Tuesday, September 16, 2008
  What will we do when you are gone: digital life after death
In this world nothing can be said to be certain, except death and taxes.
[1789 B. Franklin Letter 13 Nov. in Writings (1907) X. 69] Quoted from

Indeed, as we all know, taxes can be avoided, at least by the rich. Death however, is in the end unavoidable and unpredictable, our end might be tomorrow if we fail to take due care crossing the street.

It's an issue we don't talk about, indeed until recently (at least in my experience) it is one that people online have avoided thinking about. In nthe "virtual world" we've pretended that death happens to other people. This pretence is assisted by the fact that online the dead simply "fade away", there is no new activity on the blogs and email lists and even attempts at direct contact (unless you use a phone number or physical address - which is cheating) simply go unanswered.

What happens, though, to all the effort and love that have gone into our online worlds when we die. Print books continue to reside on library shelves until the special entropy that affects libraries moves them to the stacks, and eventually to the second hand bookshop. Online it is different, as Peter discovered (aftermath of Early Christian Writings and friends) even without the extreme case of death a little inattention and your site is gone.

Of course there is the Wayback Machine.However, out of the more than 1,600 pages in my Amos commentary the best result this branch of the Internet Archive can offer is 95 pages from 2005. This blog, though it has a few less pages suffers even more the highest Wayback score is 7 pages.

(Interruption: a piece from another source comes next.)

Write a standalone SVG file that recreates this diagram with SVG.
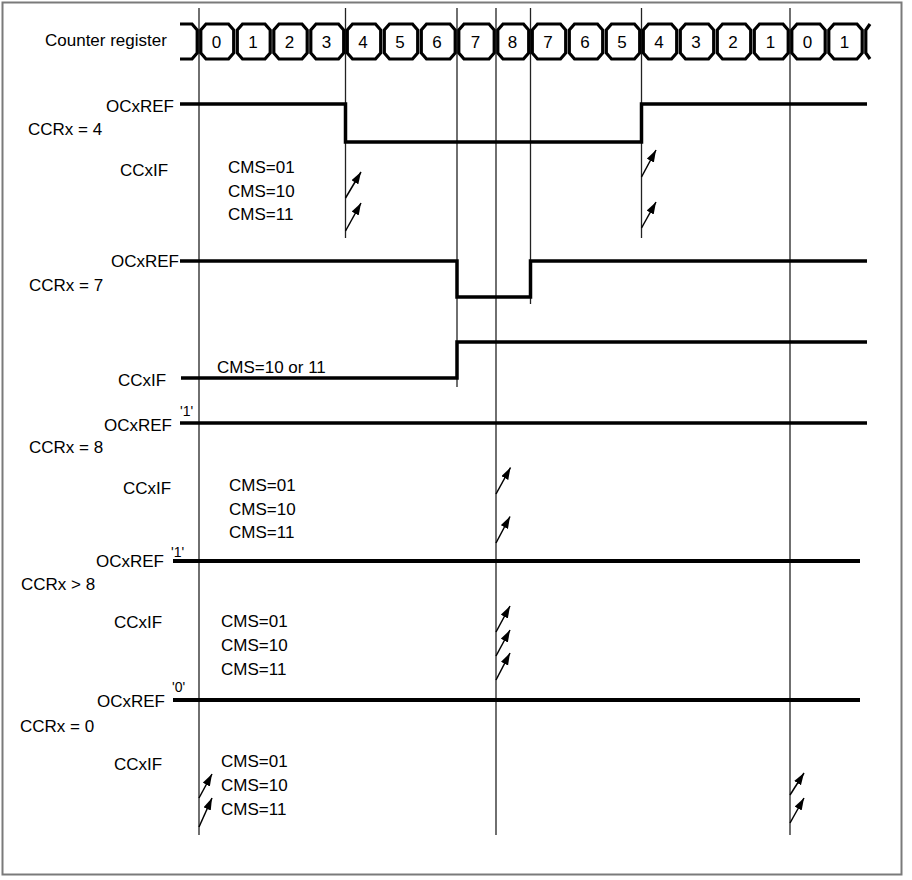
<svg xmlns="http://www.w3.org/2000/svg" width="912" height="880" viewBox="0 0 912 880">
<style>
text{font-family:"Liberation Sans",Arial,sans-serif;font-size:17px;fill:#000}
.q{font-size:14px}
.d{text-anchor:middle}
.r{text-anchor:end}
.cell{fill:#fff;stroke:#000;stroke-width:3.2;stroke-linejoin:miter}
.stub{fill:none;stroke:#000;stroke-width:3.2}
.sig{fill:none;stroke:#000;stroke-width:3.5;stroke-linejoin:miter}
.sig2{fill:none;stroke:#000;stroke-width:4}
.vl{stroke:#222;stroke-width:1.3;fill:none}
.ar{stroke:#000;stroke-width:1.5;fill:none;marker-end:url(#ah)}
</style>
<defs>
<marker id="ah" markerWidth="13" markerHeight="9" refX="12" refY="4" orient="auto" markerUnits="userSpaceOnUse">
<path d="M0,0 L12,4 L0,8 Z" fill="#000"/>
</marker>
</defs>
<rect x="2.5" y="2.5" width="899" height="872" fill="#fff" stroke="#7a7a7a" stroke-width="2"/>

<g id="connectors">
<line class="vl" x1="199" y1="8" x2="199" y2="835"/>
<line class="vl" x1="345.5" y1="8" x2="345.5" y2="238"/>
<line class="vl" x1="457" y1="8" x2="457" y2="387"/>
<line class="vl" x1="496" y1="8" x2="496" y2="835"/>
<line class="vl" x1="530.5" y1="8" x2="530.5" y2="304"/>
<line class="vl" x1="641.5" y1="8" x2="641.5" y2="238"/>
<line class="vl" x1="790" y1="8" x2="790" y2="835"/>
</g>

<g id="counter-register">
<text x="45" y="46">Counter register</text>
<path class="stub" d="M180,24 L192,24 L197.2,30 L197.2,53 L192,59 L180,59"/>
<path class="cell" d="M200.8,30 L206,24 L228.5,24 L233.7,30 L233.7,53 L228.5,59 L206,59 L200.8,53 Z"/>
<path class="cell" d="M237.3,30 L242.5,24 L265,24 L270.2,30 L270.2,53 L265,59 L242.5,59 L237.3,53 Z"/>
<path class="cell" d="M273.8,30 L279,24 L302,24 L307.2,30 L307.2,53 L302,59 L279,59 L273.8,53 Z"/>
<path class="cell" d="M310.8,30 L316,24 L338.5,24 L343.7,30 L343.7,53 L338.5,59 L316,59 L310.8,53 Z"/>
<path class="cell" d="M347.3,30 L352.5,24 L375.5,24 L380.7,30 L380.7,53 L375.5,59 L352.5,59 L347.3,53 Z"/>
<path class="cell" d="M384.3,30 L389.5,24 L412.5,24 L417.7,30 L417.7,53 L412.5,59 L389.5,59 L384.3,53 Z"/>
<path class="cell" d="M421.3,30 L426.5,24 L450,24 L455.2,30 L455.2,53 L450,59 L426.5,59 L421.3,53 Z"/>
<path class="cell" d="M458.8,30 L464,24 L489,24 L494.2,30 L494.2,53 L489,59 L464,59 L458.8,53 Z"/>
<path class="cell" d="M497.8,30 L503,24 L523.5,24 L528.7,30 L528.7,53 L523.5,59 L503,59 L497.8,53 Z"/>
<path class="cell" d="M532.3,30 L537.5,24 L560.5,24 L565.7,30 L565.7,53 L560.5,59 L537.5,59 L532.3,53 Z"/>
<path class="cell" d="M569.3,30 L574.5,24 L597.5,24 L602.7,30 L602.7,53 L597.5,59 L574.5,59 L569.3,53 Z"/>
<path class="cell" d="M606.3,30 L611.5,24 L634.5,24 L639.7,30 L639.7,53 L634.5,59 L611.5,59 L606.3,53 Z"/>
<path class="cell" d="M643.3,30 L648.5,24 L671.5,24 L676.7,30 L676.7,53 L671.5,59 L648.5,59 L643.3,53 Z"/>
<path class="cell" d="M680.3,30 L685.5,24 L708.5,24 L713.7,30 L713.7,53 L708.5,59 L685.5,59 L680.3,53 Z"/>
<path class="cell" d="M717.3,30 L722.5,24 L745.5,24 L750.7,30 L750.7,53 L745.5,59 L722.5,59 L717.3,53 Z"/>
<path class="cell" d="M754.3,30 L759.5,24 L783,24 L788.2,30 L788.2,53 L783,59 L759.5,59 L754.3,53 Z"/>
<path class="cell" d="M791.8,30 L797,24 L820,24 L825.2,30 L825.2,53 L820,59 L797,59 L791.8,53 Z"/>
<path class="cell" d="M828.8,30 L834,24 L857,24 L862.2,30 L862.2,53 L857,59 L834,59 L828.8,53 Z"/>
<path class="stub" d="M870,24 L865.8,30 L865.8,53 L870,59"/>
<text class="d" x="216.5" y="48">0</text>
<text class="d" x="253" y="48">1</text>
<text class="d" x="289.5" y="48">2</text>
<text class="d" x="326.5" y="48">3</text>
<text class="d" x="363" y="48">4</text>
<text class="d" x="400" y="48">5</text>
<text class="d" x="437" y="48">6</text>
<text class="d" x="475.5" y="48">7</text>
<text class="d" x="512.5" y="48">8</text>
<text class="d" x="548" y="48">7</text>
<text class="d" x="585" y="48">6</text>
<text class="d" x="622" y="48">5</text>
<text class="d" x="659" y="48">4</text>
<text class="d" x="696" y="48">3</text>
<text class="d" x="733" y="48">2</text>
<text class="d" x="770.5" y="48">1</text>
<text class="d" x="807.5" y="48">0</text>
<text class="d" x="844.5" y="48">1</text>
</g>

<g id="ccrx-4">
<text class="r" x="174" y="112">OCxREF</text>
<text x="28" y="135">CCRx = 4</text>
<text x="120" y="176">CCxIF</text>
<text x="228" y="173">CMS=01</text>
<text x="228" y="197">CMS=10</text>
<text x="228" y="220">CMS=11</text>
<path class="sig" d="M180,104 H345.5 V142 H641.5 V104 H867"/>
<line class="ar" x1="345.5" y1="198" x2="361" y2="172"/>
<line class="ar" x1="345.5" y1="231" x2="361" y2="203"/>
<line class="ar" x1="641.5" y1="177" x2="656" y2="150"/>
<line class="ar" x1="641.5" y1="228" x2="656" y2="202"/>
</g>

<g id="ccrx-7">
<text class="r" x="179" y="267">OCxREF</text>
<text x="29" y="291">CCRx = 7</text>
<text x="118" y="386">CCxIF</text>
<text x="217" y="373">CMS=10 or 11</text>
<path class="sig" d="M180,261 H457 V297 H530.5 V261 H867"/>
<path class="sig" d="M181,378 H457 V342 H867"/>
</g>

<g id="ccrx-8">
<text class="q" x="180" y="416">'1'</text>
<text class="r" x="172" y="431">OCxREF</text>
<text x="29" y="453">CCRx = 8</text>
<text x="123" y="494">CCxIF</text>
<text x="229" y="491">CMS=01</text>
<text x="229" y="515">CMS=10</text>
<text x="229" y="538">CMS=11</text>
<path class="sig" d="M180,423 H867"/>
<line class="ar" x1="496" y1="494" x2="510.5" y2="467.5"/>
<line class="ar" x1="496" y1="543" x2="510" y2="516.5"/>
</g>

<g id="ccrx-gt-8">
<text class="q" x="171" y="557">'1'</text>
<text class="r" x="164" y="567">OCxREF</text>
<text x="21" y="590">CCRx &gt; 8</text>
<text x="114" y="628">CCxIF</text>
<text x="221" y="627">CMS=01</text>
<text x="221" y="651">CMS=10</text>
<text x="221" y="675">CMS=11</text>
<path class="sig2" d="M173,561 H860"/>
<line class="ar" x1="496" y1="632" x2="510" y2="606"/>
<line class="ar" x1="496" y1="656" x2="510" y2="630"/>
<line class="ar" x1="496" y1="680" x2="510" y2="653"/>
</g>

<g id="ccrx-0">
<text class="q" x="172" y="692">'0'</text>
<text class="r" x="165" y="707">OCxREF</text>
<text x="20" y="732">CCRx = 0</text>
<text x="114" y="770">CCxIF</text>
<text x="221" y="767">CMS=01</text>
<text x="221" y="791">CMS=10</text>
<text x="221" y="815">CMS=11</text>
<path class="sig2" d="M173,700 H860"/>
<line class="ar" x1="199" y1="798" x2="212" y2="774"/>
<line class="ar" x1="199" y1="827" x2="212" y2="798"/>
<line class="ar" x1="790" y1="795" x2="804" y2="773"/>
<line class="ar" x1="790" y1="823" x2="804" y2="798"/>
</g>
</svg>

Peter's problems stemmed from a failure to renew his domain name on time, I wonder who has the details of your domain registrations, hosting accounts etc. and do they know that they will be responsible for the treasures after you are gone?

Now that I've put the wind up you by introducing the extreme (if totally unavoidable) case of death, what about the other common problem, a fine resource is built up - let's call it New Testament Gateway (since a while back Mark discussed just this issue) the originator of the site loses energy or moves on to other tasks, or is simply overwelmed... Certain sites are of use to all of us, we rely on them. Yet their future is highly insecure.

What should we do?

Some suggestions for discussion:
  • individually: we should seriously think about making a list of key data for our domain names and hosting etc. and ensuring someone we trust has it and has the means to use it in the event we cease to be able to...
  • as communities (and I guess these would have to be informal ad hoc small communities) we agree on some sites that are worth maintaining and developing, and in collaboration with their founders we take steps to ensure continuance and continuity.
  • maybe: CARG should organise first discussion and them action to ensure that some of this gets done in a more organised and collective way...
If we do nothing the future of the past of biblical studies online is very insecure.